One of the “perks” of an expensive car repair is that it’s a pretty easy way to generate a big chunk of credit card spend.
I don’t mean I want a $1,000+ service bill — I’m not that deep into points and miles — but if I’m already paying it, I’m happy to put it on a card and get something back. Minimum spend, annual thresholds, whatever I’m working on.
So I was surprised to see a new policy at my service shop: credit card payments now include a 3% fee, while cash and debit don’t.
And honestly, that part wasn’t even the most interesting thing that happened — because the shop didn’t seem thrilled about it either.
The credit card fee wasn’t the surprising part
We’ve all seen surcharges added to bills to cover processing costs. Plumbers, pool services, landscapers — it’s become pretty common, especially for businesses that used to operate mostly in cash.
If I’m chasing a welcome bonus or trying to meet an annual spending threshold, I’ll usually still pay with a card. Sometimes the math works out. Sometimes it doesn’t. But at least I understand what’s happening.
What caught me off guard this time was what the service advisor said next.
Instead of running my card through their terminal, they offered to text me a payment link — one that didn’t include the 3% fee.
Same bill amount.
Using the same credit card.
Just a different way of paying the bill.
I didn’t even realize there was a difference
Until that moment, I never thought much about how a payment was processed.
Tap, chip, swipe, online invoice — from the customer side, it all feels the same. You enter your card details, the charge goes through, and you earn the points you’re credited.
But apparently, the payment path matters a lot to businesses.
Their main processor automatically adds a surcharge to credit card payments. The alternative link routes payments through a different system that costs them less—not necessarily free, but cheap enough that they don’t feel the need to pass the fee along.
And suddenly, what looked like a simple “3% credit card fee” felt more like a behind-the-scenes tug-of-war between payment processors.
Why some businesses are changing how they take cards
This isn’t about businesses suddenly hating credit cards.
It’s about costs — especially when repair bills can climb into the thousands. A few percent on a large invoice adds up quickly, and many small businesses are looking for ways to reduce that hit without turning customers away.
Instead of refusing cards altogether, some shops are getting smarter about which rails they use to process payments.

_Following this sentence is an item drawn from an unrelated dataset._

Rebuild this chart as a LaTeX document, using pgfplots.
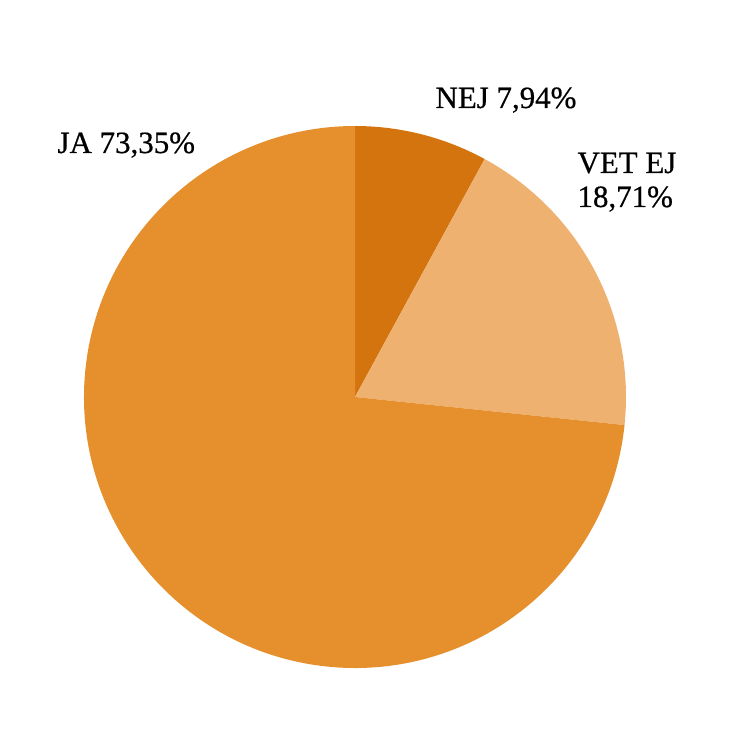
\documentclass[border=0pt]{standalone}
\usepackage{pgfplots}
\pgfplotsset{compat=1.18}
\usepackage{fontspec}
\setmainfont{Liberation Serif}
\newfontfamily\lblfont[FakeBold=0.6]{Liberation Serif}
\definecolor{cNej}{HTML}{D4740E}
\definecolor{cJa}{HTML}{E5902D}
\definecolor{cVet}{HTML}{EFB170}
\newcommand{\lbl}{\lblfont\fontsize{11.8}{14}\selectfont}
\begin{document}
\begin{tikzpicture}
% shares in percent
\pgfmathsetmacro{\vNej}{7.94}
\pgfmathsetmacro{\vVet}{18.71}
\pgfmathsetmacro{\vJa}{73.35}
\pgfmathsetmacro{\aA}{90}
\pgfmathsetmacro{\aB}{\aA-3.6*\vNej}
\pgfmathsetmacro{\aC}{\aB-3.6*\vVet}
\pgfmathsetmacro{\aD}{\aC-3.6*\vJa}
\def\R{3.6327cm}
\begin{axis}[width=10cm,height=10cm,scale only axis,
  xmin=0,xmax=746,ymin=0,ymax=746,hide axis,clip=false]
\path (rel axis cs:0,0) rectangle (rel axis cs:1,1);
\fill[cNej] (axis cs:355,349) -- ++(\aA:\R) arc[start angle=\aA,end angle=\aB,radius=\R] -- cycle;
\fill[cVet] (axis cs:355,349) -- ++(\aB:\R) arc[start angle=\aB,end angle=\aC,radius=\R] -- cycle;
\fill[cJa] (axis cs:355,349) -- ++(\aC:\R) arc[start angle=\aC,end angle=\aD,radius=\R] -- cycle;
\node[anchor=base west,font=\lbl,inner sep=0pt] at (axis cs:57,593) {JA 73,35\%};
\node[anchor=base west,font=\lbl,inner sep=0pt] at (axis cs:435,638) {NEJ 7,94\%};
\node[anchor=base west,font=\lbl,inner sep=0pt] at (axis cs:577,573) {VET EJ};
\node[anchor=base west,font=\lbl,inner sep=0pt] at (axis cs:577,539) {18,71\%};
\end{axis}
\end{tikzpicture}
\end{document}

Debit payments might go through a single system with a small flat fee.
Traditional card terminals might trigger higher costs.
Online payment links or alternate processors can sometimes fall somewhere in between.
From the customer’s perspective, nothing really changes — except maybe receiving a text with a payment link instead of tapping a card at the counter.
From the business side, the difference can be significant.
What this means for people who earn points and miles
Most services like auto repair, plumbing, or lawn care don’t fall into bonus categories anyway. Whether it codes as auto repair or something slightly different usually doesn’t change the earning rate.
But the ability to use a credit card at all — especially without a surcharge — matters.
Big, unexpected expenses are often the easiest way to:
- hit a minimum-spend requirement
- Finish a yearly threshold bonus
- generate organic spend without changing everyday habits
If more businesses start steering customers toward alternative payment methods, it doesn’t necessarily mean the end of earning points on these purchases.
It just means the process might look a little different — and it’s worth paying attention to how charges show up on your statement.
A small change that feels like a win for everyone
What stood out to me most wasn’t the 3% fee. It was the fact that the shop actively tried to help customers avoid it.
They still get paid.
I still get to use a credit card.
And neither of us feels punished by processing costs.
That feels like a rare win/win in a world where payment rules seem to change constantly.
Final Thoughts
I don’t think businesses are moving away from credit cards — at least not entirely.
But they are becoming more intentional about how those payments are processed behind the scenes. And if you pay attention to points, miles, or credit card strategy, that’s probably the real trend to watch.
Because the future of earning rewards may not depend on whether a business accepts cards — but on which payment path they choose to run them through.